Supplied material:
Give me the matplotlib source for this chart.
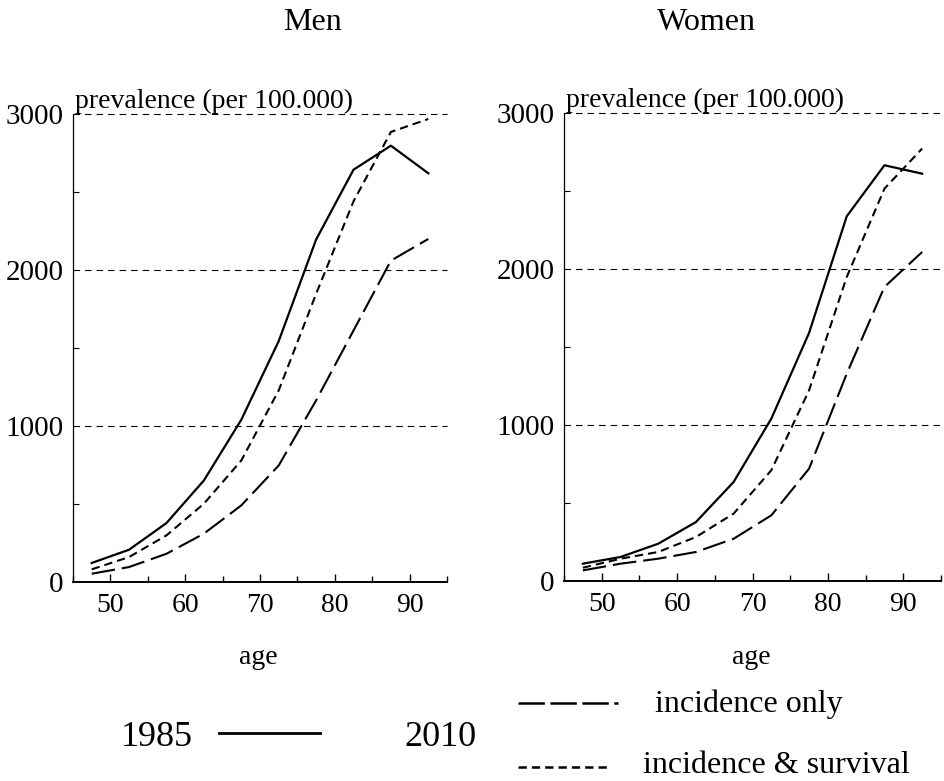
import matplotlib
matplotlib.use('Agg')
import matplotlib.pyplot as plt
from matplotlib.lines import Line2D
from matplotlib.ticker import MultipleLocator

# prevalence per 100.000 by 5-year age group (midpoints)
AGE = [47.5, 52.5, 57.5, 62.5, 67.5, 72.5, 77.5, 82.5, 87.5, 92.5]

MEN_1985 = [122, 207, 378, 651, 1040, 1544, 2195, 2643, 2797, 2620]
MEN_2010_INC = [53, 96, 181, 310, 491, 747, 1164, 1612, 2060, 2199]
MEN_2010_INC_SURV = [81, 160, 299, 502, 779, 1228, 1847, 2440, 2885, 2968]

WOMEN_1985 = [111, 154, 239, 378, 635, 1041, 1590, 2338, 2665, 2611]
WOMEN_2010_INC = [68, 111, 143, 186, 271, 421, 720, 1329, 1885, 2109]
WOMEN_2010_INC_SURV = [85, 143, 186, 282, 432, 710, 1222, 1949, 2515, 2772]

PANELS = [('Men', MEN_1985, MEN_2010_INC, MEN_2010_INC_SURV),
          ('Women', WOMEN_1985, WOMEN_2010_INC, WOMEN_2010_INC_SURV)]

Y_TICKS = [0, 1000, 2000, 3000]
X_TICKS = [50, 60, 70, 80, 90]

LONG_DASH = (17, 5)
SHORT_DASH = (6, 3.6)
GRID_DASH = (4.7, 3.6)

plt.rcParams.update({
    'font.family': 'Liberation Serif',
    'lines.scale_dashes': False,
    'axes.linewidth': 1.0,
})

W, H = 944, 781
fig = plt.figure(figsize=(W / 100, H / 100), dpi=100, facecolor='white')


def fx(px):
    return px / W


def fy(py):
    return 1 - py / H


ax_boxes = [(73, 447, 114, 582), (564, 941, 113, 581)]
title_x = [313, 706]
age_x = [258, 751]

for (name, y85, yinc, ysurv), (x0, x1, yt, yb), tx, axx in zip(
        PANELS, ax_boxes, title_x, age_x):
    ax = fig.add_axes([fx(x0), fy(yb), fx(x1 - x0), (yb - yt) / H])
    ax.set_xlim(45, 95)
    ax.set_ylim(0, 3000)
    for s in ('top', 'right'):
        ax.spines[s].set_visible(False)
    ax.spines['left'].set_linewidth(0.9)
    ax.spines['bottom'].set_linewidth(1.4)

    for yv in Y_TICKS[1:]:
        ax.axhline(yv, color='black', lw=0.8, dashes=GRID_DASH, zorder=1,
                   clip_on=False)

    ax.plot(AGE, y85, color='black', lw=1.6, zorder=3)
    ax.plot(AGE, yinc, color='black', lw=1.5, dashes=LONG_DASH, zorder=3)
    ax.plot(AGE, ysurv, color='black', lw=1.5, dashes=SHORT_DASH, zorder=3)

    ax.set_xticks(X_TICKS)
    ax.set_yticks(Y_TICKS)
    ax.xaxis.set_minor_locator(MultipleLocator(5))
    ax.yaxis.set_minor_locator(MultipleLocator(500))
    ax.tick_params(axis='x', which='major', direction='in', length=6,
                   width=1.0, pad=8, labelsize=20)
    ax.tick_params(axis='x', which='minor', direction='in', length=4.5,
                   width=1.0)
    ax.tick_params(axis='y', which='major', direction='in', length=0,
                   pad=7, labelsize=21)
    ax.tick_params(axis='y', which='minor', direction='in', length=4,
                   width=0.8)

    ax.text(45.3, 3000, 'prevalence (per 100.000)', fontsize=20,
            ha='left', va='bottom')

    fig.text(fx(tx), fy(23), name, fontsize=23, ha='center', va='center')
    fig.text(fx(axx), fy(657), 'age', fontsize=20, ha='center',
             va='center')

# key below the panels
fig.text(fx(157), fy(737), '1985', fontsize=26, ha='center', va='center')
fig.add_artist(Line2D([fx(219), fx(320)], [fy(733), fy(733)],
                      color='black', lw=2.0, transform=fig.transFigure))
fig.text(fx(440), fy(737), '2010', fontsize=26, ha='center', va='center')

fig.add_artist(Line2D([fx(518), fx(618)], [fy(703), fy(703)],
                      color='black', lw=1.8, dashes=(19, 4),
                      transform=fig.transFigure))
fig.text(fx(655), fy(712), 'incidence only', fontsize=23, ha='left',
         va='baseline')
fig.add_artist(Line2D([fx(518), fx(608)], [fy(767), fy(767)],
                      color='black', lw=1.8, dashes=SHORT_DASH,
                      transform=fig.transFigure))
fig.text(fx(643), fy(773), 'incidence & survival', fontsize=23, ha='left',
         va='baseline')

fig.savefig('out.png', dpi=100, facecolor='white')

Problem requirements: Quote, exactly and only, the lines from the first line of the data above through the line containing "age_x = [258, 751]". The pictures do not belong in it.

Exercise output:
Give me the matplotlib source for this chart.
import matplotlib
matplotlib.use('Agg')
import matplotlib.pyplot as plt
from matplotlib.lines import Line2D
from matplotlib.ticker import MultipleLocator

# prevalence per 100.000 by 5-year age group (midpoints)
AGE = [47.5, 52.5, 57.5, 62.5, 67.5, 72.5, 77.5, 82.5, 87.5, 92.5]

MEN_1985 = [122, 207, 378, 651, 1040, 1544, 2195, 2643, 2797, 2620]
MEN_2010_INC = [53, 96, 181, 310, 491, 747, 1164, 1612, 2060, 2199]
MEN_2010_INC_SURV = [81, 160, 299, 502, 779, 1228, 1847, 2440, 2885, 2968]

WOMEN_1985 = [111, 154, 239, 378, 635, 1041, 1590, 2338, 2665, 2611]
WOMEN_2010_INC = [68, 111, 143, 186, 271, 421, 720, 1329, 1885, 2109]
WOMEN_2010_INC_SURV = [85, 143, 186, 282, 432, 710, 1222, 1949, 2515, 2772]

PANELS = [('Men', MEN_1985, MEN_2010_INC, MEN_2010_INC_SURV),
          ('Women', WOMEN_1985, WOMEN_2010_INC, WOMEN_2010_INC_SURV)]

Y_TICKS = [0, 1000, 2000, 3000]
X_TICKS = [50, 60, 70, 80, 90]

LONG_DASH = (17, 5)
SHORT_DASH = (6, 3.6)
GRID_DASH = (4.7, 3.6)

plt.rcParams.update({
    'font.family': 'Liberation Serif',
    'lines.scale_dashes': False,
    'axes.linewidth': 1.0,
})

W, H = 944, 781
fig = plt.figure(figsize=(W / 100, H / 100), dpi=100, facecolor='white')


def fx(px):
    return px / W


def fy(py):
    return 1 - py / H


ax_boxes = [(73, 447, 114, 582), (564, 941, 113, 581)]
title_x = [313, 706]
age_x = [258, 751]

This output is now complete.